Berlioz insists that “the Christians… created their Jesus, who had never existed in reality.
This is what you must put the main emphasis on… Whereas, according to your
story, he may have been born for real!..”
Even
the name of Kant – Bulgakov invokes it because of Blok. How can we otherwise
interpret Woland’s words, presumably addressed to Kant:
“You, Professor, have thought
up something maladroit. It may be clever, but quite incomprehensible. People
will be making fun of you.”
And
– oh, boy! – how can you describe it better than “making fun?” I am referring
to Blok’s 1903 poem Immanuel Kant:
“…And
I am crossing my little arms,
And also crossing my little
legs.
Sitting behind a screen, it’s
warm in here.
There’s someone here, no need
for a candle.
The eyes are bottomless, like
glass,
And little rings on a
wrinkled hand…”
(Considering
that Blok, like Kant, was of German descent, Blok’s verse making fun of Kant
cannot be considered anti-Deutsch.)
In
his making fun of Kant, Blok mockingly compares him to the dwarfs in Wagner’s Ring.
That’s
why Bulgakov has such a long passage about the existence of Christ. Should I
remind the reader that Blok’s “someone”
turns in Bulgakov into Berlioz’s: “Nikto
[no one] can corroborate,” and Woland’s: “Oh, no!

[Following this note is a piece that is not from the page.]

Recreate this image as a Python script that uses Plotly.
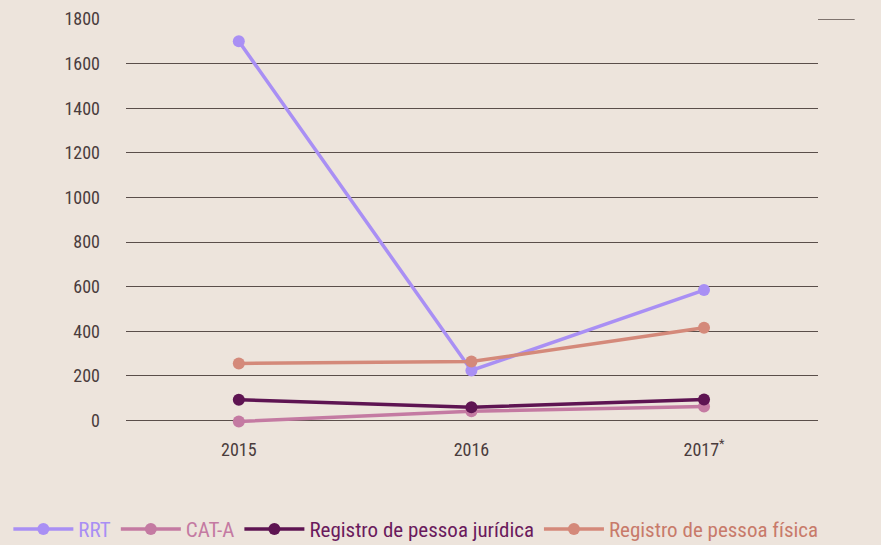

Kto [one] can corroborate.”
And
also Bulgakov promptly supplies Ivan with a candle!
On
a more serious note, Blok lets his reader know that his Night Violet is a serious work, by the following words:
“It
was becoming clearer and clearer
That I had been here before,
and seen
All that I saw in the dream, – being real.”
Making
the reader think about the real meaning of this work, despite the fact that
everything described by Blok here, is a fairytale. –
“…
And the trail was weaving
Through the purple-green
twilight
Into sleep, dozing off, into
day…”
In
other words, once we figure out the meaning of these words, it becomes clear
why after sleep and dozing off, day arrives.